---------- Information given ----------

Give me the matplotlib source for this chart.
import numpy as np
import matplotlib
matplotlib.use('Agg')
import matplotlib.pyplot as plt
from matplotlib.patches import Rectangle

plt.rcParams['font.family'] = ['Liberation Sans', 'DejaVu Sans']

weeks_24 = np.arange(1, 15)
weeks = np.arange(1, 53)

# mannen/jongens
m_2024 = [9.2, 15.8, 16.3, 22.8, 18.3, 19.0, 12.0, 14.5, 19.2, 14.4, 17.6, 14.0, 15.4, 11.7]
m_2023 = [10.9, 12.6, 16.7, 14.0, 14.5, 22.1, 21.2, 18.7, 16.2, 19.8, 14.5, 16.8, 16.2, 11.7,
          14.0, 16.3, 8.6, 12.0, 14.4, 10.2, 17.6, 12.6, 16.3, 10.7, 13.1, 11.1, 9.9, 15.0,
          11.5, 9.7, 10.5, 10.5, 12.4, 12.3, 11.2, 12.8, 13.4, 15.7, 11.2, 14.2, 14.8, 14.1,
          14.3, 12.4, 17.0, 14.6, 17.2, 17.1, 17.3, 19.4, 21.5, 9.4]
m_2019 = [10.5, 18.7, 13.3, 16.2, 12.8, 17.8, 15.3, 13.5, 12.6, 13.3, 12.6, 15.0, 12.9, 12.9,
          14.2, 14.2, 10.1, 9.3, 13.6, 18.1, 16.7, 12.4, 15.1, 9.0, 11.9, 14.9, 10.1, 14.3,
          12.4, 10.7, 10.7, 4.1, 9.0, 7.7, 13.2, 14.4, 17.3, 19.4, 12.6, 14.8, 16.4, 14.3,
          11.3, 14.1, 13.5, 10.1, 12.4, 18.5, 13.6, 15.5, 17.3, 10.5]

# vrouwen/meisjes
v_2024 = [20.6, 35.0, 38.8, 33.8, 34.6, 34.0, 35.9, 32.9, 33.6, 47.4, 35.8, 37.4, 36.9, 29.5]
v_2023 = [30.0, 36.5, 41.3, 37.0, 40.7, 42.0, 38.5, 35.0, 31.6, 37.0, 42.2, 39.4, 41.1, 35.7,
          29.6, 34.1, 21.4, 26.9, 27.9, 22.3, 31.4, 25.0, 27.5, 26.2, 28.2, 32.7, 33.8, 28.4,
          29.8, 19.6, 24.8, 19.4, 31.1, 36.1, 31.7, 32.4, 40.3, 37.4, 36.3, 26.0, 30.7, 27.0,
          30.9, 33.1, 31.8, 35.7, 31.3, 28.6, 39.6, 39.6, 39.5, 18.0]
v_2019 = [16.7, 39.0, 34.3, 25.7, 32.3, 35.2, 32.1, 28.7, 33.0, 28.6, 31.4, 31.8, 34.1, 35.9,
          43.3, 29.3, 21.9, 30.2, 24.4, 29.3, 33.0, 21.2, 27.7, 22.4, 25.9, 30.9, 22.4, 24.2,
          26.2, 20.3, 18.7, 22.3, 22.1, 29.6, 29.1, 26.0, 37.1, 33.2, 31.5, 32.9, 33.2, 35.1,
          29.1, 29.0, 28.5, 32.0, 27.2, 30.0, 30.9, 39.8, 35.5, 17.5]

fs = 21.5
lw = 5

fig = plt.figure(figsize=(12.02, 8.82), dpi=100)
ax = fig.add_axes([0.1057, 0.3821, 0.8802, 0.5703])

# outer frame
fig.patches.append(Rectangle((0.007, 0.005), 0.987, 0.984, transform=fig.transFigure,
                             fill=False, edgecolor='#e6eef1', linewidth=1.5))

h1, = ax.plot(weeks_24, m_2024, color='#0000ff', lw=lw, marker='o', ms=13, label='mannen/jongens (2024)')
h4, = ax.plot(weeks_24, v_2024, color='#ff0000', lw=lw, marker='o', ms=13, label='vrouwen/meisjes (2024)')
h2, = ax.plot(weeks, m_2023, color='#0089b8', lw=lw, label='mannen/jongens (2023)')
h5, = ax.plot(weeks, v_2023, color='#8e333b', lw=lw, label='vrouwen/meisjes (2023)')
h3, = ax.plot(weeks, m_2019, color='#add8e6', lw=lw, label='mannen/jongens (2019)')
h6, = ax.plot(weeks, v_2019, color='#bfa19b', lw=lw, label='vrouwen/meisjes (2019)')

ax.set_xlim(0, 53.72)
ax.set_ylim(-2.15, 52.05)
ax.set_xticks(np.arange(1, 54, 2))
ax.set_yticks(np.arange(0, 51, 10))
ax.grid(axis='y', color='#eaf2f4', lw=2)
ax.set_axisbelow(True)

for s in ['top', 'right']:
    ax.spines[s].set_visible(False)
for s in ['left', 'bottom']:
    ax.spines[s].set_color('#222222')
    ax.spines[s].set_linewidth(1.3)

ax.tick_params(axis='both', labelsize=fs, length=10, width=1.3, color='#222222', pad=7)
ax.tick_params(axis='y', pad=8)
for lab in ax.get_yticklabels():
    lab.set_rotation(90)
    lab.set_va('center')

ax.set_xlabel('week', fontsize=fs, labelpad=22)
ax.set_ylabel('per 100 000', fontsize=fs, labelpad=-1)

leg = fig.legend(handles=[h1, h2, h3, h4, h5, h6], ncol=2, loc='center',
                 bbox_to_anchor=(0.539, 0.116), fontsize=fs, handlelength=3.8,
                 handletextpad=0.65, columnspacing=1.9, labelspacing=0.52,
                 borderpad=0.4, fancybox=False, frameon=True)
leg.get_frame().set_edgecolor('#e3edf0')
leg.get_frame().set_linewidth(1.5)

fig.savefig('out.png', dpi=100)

----------
---------- Information given ----------

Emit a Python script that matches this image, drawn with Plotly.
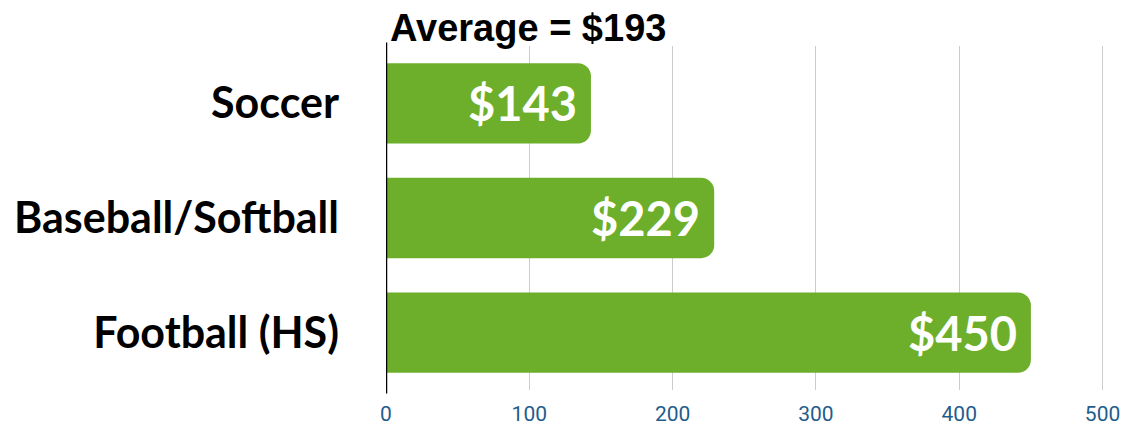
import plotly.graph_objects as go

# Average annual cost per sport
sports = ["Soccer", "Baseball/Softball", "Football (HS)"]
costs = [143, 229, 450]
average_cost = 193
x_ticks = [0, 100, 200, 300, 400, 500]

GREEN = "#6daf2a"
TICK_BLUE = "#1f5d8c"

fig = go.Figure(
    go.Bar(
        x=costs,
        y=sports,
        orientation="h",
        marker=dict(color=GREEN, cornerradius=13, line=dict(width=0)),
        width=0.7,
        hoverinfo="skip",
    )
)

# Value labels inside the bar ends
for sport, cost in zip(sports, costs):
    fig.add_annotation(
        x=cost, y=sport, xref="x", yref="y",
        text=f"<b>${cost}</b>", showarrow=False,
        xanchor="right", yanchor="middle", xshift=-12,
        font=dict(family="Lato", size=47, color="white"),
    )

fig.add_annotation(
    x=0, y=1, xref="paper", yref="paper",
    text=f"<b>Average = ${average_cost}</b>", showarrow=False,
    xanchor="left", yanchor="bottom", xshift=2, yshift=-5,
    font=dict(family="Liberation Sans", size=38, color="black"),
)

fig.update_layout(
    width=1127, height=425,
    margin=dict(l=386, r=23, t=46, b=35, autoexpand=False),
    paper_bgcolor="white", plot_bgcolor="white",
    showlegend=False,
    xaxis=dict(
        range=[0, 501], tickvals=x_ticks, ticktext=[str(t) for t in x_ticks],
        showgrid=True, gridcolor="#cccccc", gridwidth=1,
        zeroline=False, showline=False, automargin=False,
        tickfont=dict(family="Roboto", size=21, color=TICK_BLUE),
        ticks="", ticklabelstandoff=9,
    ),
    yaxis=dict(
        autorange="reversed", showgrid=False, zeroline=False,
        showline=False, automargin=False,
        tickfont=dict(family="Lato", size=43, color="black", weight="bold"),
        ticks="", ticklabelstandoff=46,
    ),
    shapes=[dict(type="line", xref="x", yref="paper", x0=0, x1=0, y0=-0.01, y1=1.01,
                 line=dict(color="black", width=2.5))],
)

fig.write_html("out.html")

----------

- [Requirements]: How many lines of these entries hold the string "matplotlib"? Answer with the number alone.

- [Solved problem]: 5